**EXERCISE INSTRUCTIONS**
Leave out the pictures, and retype only the lines from the beginning of the material through the line that contains "9, 32, 11];", including both.

* BEGIN PROVIDED DATA *

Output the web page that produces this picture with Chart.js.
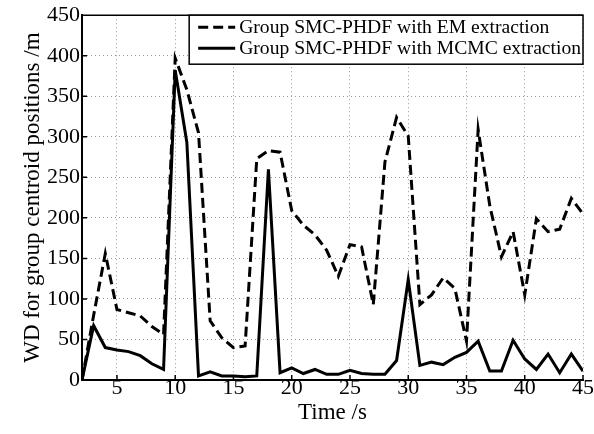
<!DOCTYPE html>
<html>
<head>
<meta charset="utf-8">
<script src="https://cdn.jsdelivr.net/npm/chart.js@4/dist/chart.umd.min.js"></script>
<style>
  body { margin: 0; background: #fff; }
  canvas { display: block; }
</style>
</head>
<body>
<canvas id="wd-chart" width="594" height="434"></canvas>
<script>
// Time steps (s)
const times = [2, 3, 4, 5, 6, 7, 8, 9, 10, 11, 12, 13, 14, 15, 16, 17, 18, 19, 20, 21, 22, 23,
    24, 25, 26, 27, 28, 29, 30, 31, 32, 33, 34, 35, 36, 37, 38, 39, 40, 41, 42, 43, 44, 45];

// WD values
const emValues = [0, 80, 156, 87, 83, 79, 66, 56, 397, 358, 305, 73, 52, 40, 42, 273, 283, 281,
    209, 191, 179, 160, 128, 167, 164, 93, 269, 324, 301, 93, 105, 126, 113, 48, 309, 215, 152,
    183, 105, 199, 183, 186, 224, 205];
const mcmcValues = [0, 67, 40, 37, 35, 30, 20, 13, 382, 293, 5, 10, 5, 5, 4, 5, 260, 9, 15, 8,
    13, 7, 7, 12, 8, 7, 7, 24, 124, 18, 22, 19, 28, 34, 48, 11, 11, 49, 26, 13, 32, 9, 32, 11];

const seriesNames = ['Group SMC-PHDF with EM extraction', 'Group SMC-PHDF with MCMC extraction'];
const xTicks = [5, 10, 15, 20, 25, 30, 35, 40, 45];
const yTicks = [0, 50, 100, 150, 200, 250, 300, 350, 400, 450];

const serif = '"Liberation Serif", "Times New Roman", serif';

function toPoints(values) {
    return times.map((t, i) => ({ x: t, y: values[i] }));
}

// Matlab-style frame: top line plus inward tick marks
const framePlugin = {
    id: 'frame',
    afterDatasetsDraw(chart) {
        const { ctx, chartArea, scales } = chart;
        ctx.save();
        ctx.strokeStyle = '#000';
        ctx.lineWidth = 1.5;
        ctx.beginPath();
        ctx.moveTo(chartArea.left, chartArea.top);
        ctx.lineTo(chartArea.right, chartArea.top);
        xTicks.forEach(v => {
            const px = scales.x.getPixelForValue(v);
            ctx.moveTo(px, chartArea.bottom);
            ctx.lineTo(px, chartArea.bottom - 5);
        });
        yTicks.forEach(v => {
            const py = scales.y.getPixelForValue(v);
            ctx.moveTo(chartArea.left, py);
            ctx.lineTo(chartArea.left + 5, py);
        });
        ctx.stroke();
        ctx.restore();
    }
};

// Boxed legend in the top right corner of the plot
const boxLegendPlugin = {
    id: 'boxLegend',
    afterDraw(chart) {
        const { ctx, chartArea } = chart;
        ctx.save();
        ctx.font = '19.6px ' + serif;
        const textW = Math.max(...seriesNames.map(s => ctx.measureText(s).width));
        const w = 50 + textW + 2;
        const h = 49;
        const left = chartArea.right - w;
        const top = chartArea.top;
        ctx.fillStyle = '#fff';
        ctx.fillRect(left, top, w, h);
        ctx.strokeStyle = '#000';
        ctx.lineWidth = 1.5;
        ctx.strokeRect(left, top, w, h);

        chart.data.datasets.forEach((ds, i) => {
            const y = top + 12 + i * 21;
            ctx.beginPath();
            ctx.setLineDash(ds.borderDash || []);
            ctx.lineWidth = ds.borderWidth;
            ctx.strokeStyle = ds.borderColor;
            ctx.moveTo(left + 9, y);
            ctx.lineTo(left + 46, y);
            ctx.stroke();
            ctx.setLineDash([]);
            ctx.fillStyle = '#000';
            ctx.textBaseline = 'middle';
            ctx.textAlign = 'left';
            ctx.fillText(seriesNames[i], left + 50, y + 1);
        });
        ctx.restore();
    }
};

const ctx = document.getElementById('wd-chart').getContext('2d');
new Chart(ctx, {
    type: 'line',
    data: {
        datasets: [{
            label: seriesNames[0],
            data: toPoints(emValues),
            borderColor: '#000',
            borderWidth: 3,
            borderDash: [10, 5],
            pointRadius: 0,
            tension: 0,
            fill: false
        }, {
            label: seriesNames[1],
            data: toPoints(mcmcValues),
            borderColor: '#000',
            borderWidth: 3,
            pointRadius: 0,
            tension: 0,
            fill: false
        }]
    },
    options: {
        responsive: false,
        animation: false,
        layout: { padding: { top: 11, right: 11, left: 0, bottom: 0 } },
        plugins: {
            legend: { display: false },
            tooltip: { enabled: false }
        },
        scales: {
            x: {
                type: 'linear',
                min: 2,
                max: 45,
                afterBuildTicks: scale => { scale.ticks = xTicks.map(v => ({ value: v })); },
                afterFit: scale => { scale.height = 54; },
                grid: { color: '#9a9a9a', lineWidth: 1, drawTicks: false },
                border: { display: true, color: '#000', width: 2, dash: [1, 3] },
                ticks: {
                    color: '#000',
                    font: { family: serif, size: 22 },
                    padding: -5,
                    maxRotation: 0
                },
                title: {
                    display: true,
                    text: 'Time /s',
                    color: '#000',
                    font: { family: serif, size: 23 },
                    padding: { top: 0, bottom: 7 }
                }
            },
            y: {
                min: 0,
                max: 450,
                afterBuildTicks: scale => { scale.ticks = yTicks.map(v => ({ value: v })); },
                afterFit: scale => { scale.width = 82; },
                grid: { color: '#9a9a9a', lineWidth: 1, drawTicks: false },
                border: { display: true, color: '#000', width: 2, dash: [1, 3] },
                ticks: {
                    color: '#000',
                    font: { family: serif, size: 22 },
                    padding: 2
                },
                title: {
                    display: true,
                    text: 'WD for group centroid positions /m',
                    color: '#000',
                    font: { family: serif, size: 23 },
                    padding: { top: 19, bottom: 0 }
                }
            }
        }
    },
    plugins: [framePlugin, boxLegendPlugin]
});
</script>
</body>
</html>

* END PROVIDED DATA *

**EXERCISE RESULT**
Output the web page that produces this picture with Chart.js.
<!DOCTYPE html>
<html>
<head>
<meta charset="utf-8">
<script src="https://cdn.jsdelivr.net/npm/chart.js@4/dist/chart.umd.min.js"></script>
<style>
  body { margin: 0; background: #fff; }
  canvas { display: block; }
</style>
</head>
<body>
<canvas id="wd-chart" width="594" height="434"></canvas>
<script>
// Time steps (s)
const times = [2, 3, 4, 5, 6, 7, 8, 9, 10, 11, 12, 13, 14, 15, 16, 17, 18, 19, 20, 21, 22, 23,
    24, 25, 26, 27, 28, 29, 30, 31, 32, 33, 34, 35, 36, 37, 38, 39, 40, 41, 42, 43, 44, 45];

// WD values
const emValues = [0, 80, 156, 87, 83, 79, 66, 56, 397, 358, 305, 73, 52, 40, 42, 273, 283, 281,
    209, 191, 179, 160, 128, 167, 164, 93, 269, 324, 301, 93, 105, 126, 113, 48, 309, 215, 152,
    183, 105, 199, 183, 186, 224, 205];
const mcmcValues = [0, 67, 40, 37, 35, 30, 20, 13, 382, 293, 5, 10, 5, 5, 4, 5, 260, 9, 15, 8,
    13, 7, 7, 12, 8, 7, 7, 24, 124, 18, 22, 19, 28, 34, 48, 11, 11, 49, 26, 13, 32, 9, 32, 11];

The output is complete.